Based on this review, Enron has determined that:

         o    the financial activities of Chewco Investments, L.P. (Chewco), a
              related party which was an investor in Joint Energy Development
              Investments Limited Partnership (JEDI), should have been
              consolidated beginning in November 1997;

         o    the financial activities of JEDI in which Enron was an investor
              and which was consolidated into Enron's financial statements
              during the first quarter of 2001, should have been consolidated
              beginning in 1997; and

         o    the financial activities of a wholly-owned subsidiary of LJM1,
              which engaged in structured transactions with Enron that were
              designed to permit Enron to mitigate market risks of an equity
              investment in Rhythms NetConnections, Inc., should have been
              consolidated into Enron's financial statements beginning in 1999.

         Enron's current assessment indicates that the restatement will include
a reduction to reported net income of approximately $96 million in 1997, $113
million in 1998, $250 million in 1999 and $132 million in 2000, increases of
$17 million for the first quarter of 2001 and $5 million for the second quarter
and a reduction of $17 million for the third quarter of 2001. These changes to
net income are the result of the retroactive consolidation of JEDI and Chewco
beginning in November 1997, the consolidation of the LJM1 subsidiary for 1999
and 2000 and prior year proposed audit adjustments. The consolidation of JEDI
and Chewco also will increase Enron's debt by approximately $711 million in
1997, $561 million in 1998, $685 million in 1999 and $628 million in 2000. The
restatement will have no negative impact on Enron's reported earnings for the
nine month period ending Sept. 2001.

         Enron is one of the world's leading energy, commodities and services
companies. The company markets electricity and natural gas, delivers energy and
other physical commodities, and provides financial and risk management services
to customers around the world. Enron's Internet address is www.enron.com. The
stock is traded under the ticker symbol "ENE."

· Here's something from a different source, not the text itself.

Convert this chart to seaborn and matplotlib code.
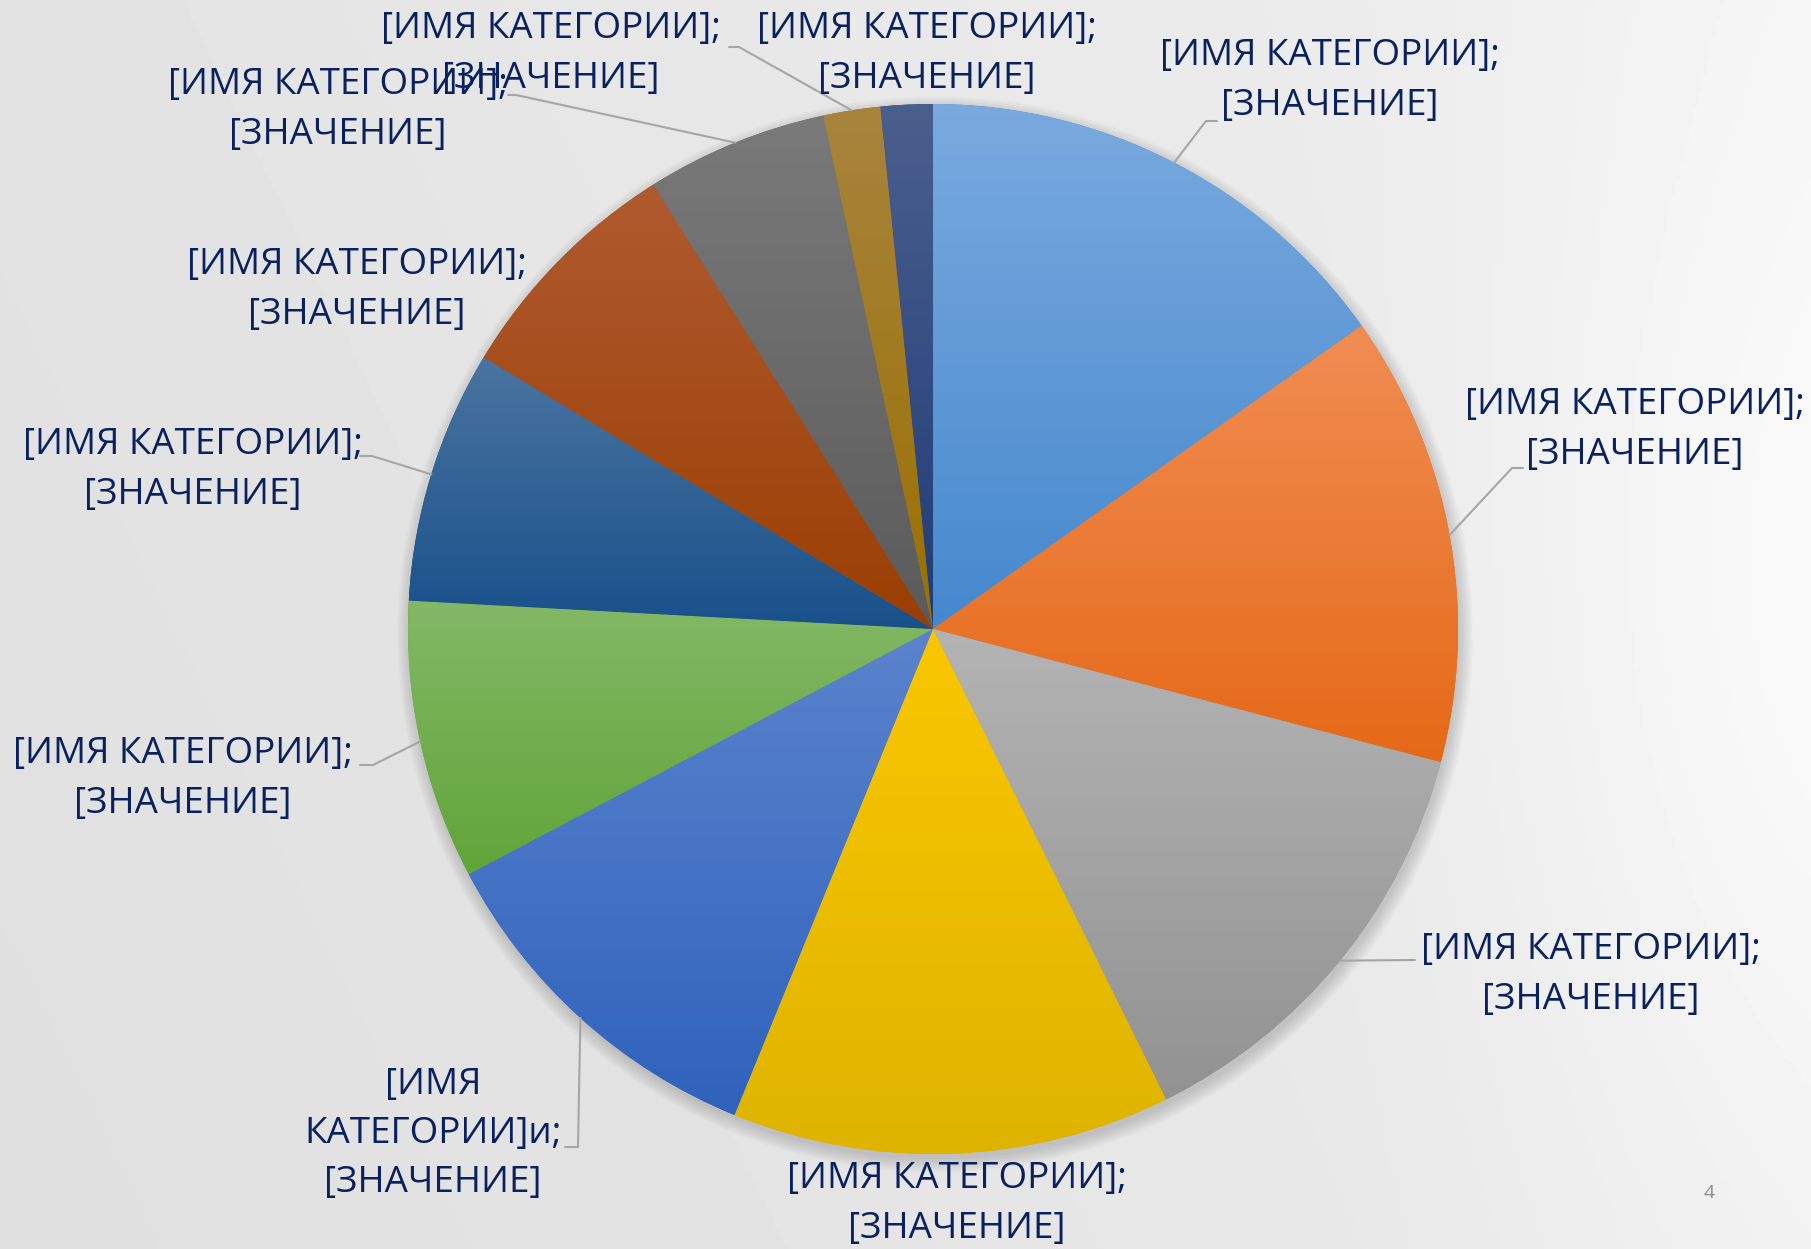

This press release includes forward-looking statements within the meaning of
Section 27A of the Securities Act of 1933 and Section 21E of the Securities
Exchange Act of 1934. The Private Securities Litigation Reform Act of 1995
provides a safe harbor for forward-looking statements made by Enron or on its
behalf. These forward-looking statements are not historical facts, but reflect
Enron's current expectations, estimates and projections. All statements
contained in this press release which address future operating performance,
events or developments that are expected to occur in the future (including
statements relating to earnings expectations) are forward-looking statements.
Important factors that could cause actual results to differ materially from
those in the forward-looking statements herein include results of the Special
Committee's review and results of the S.E.C. investigation.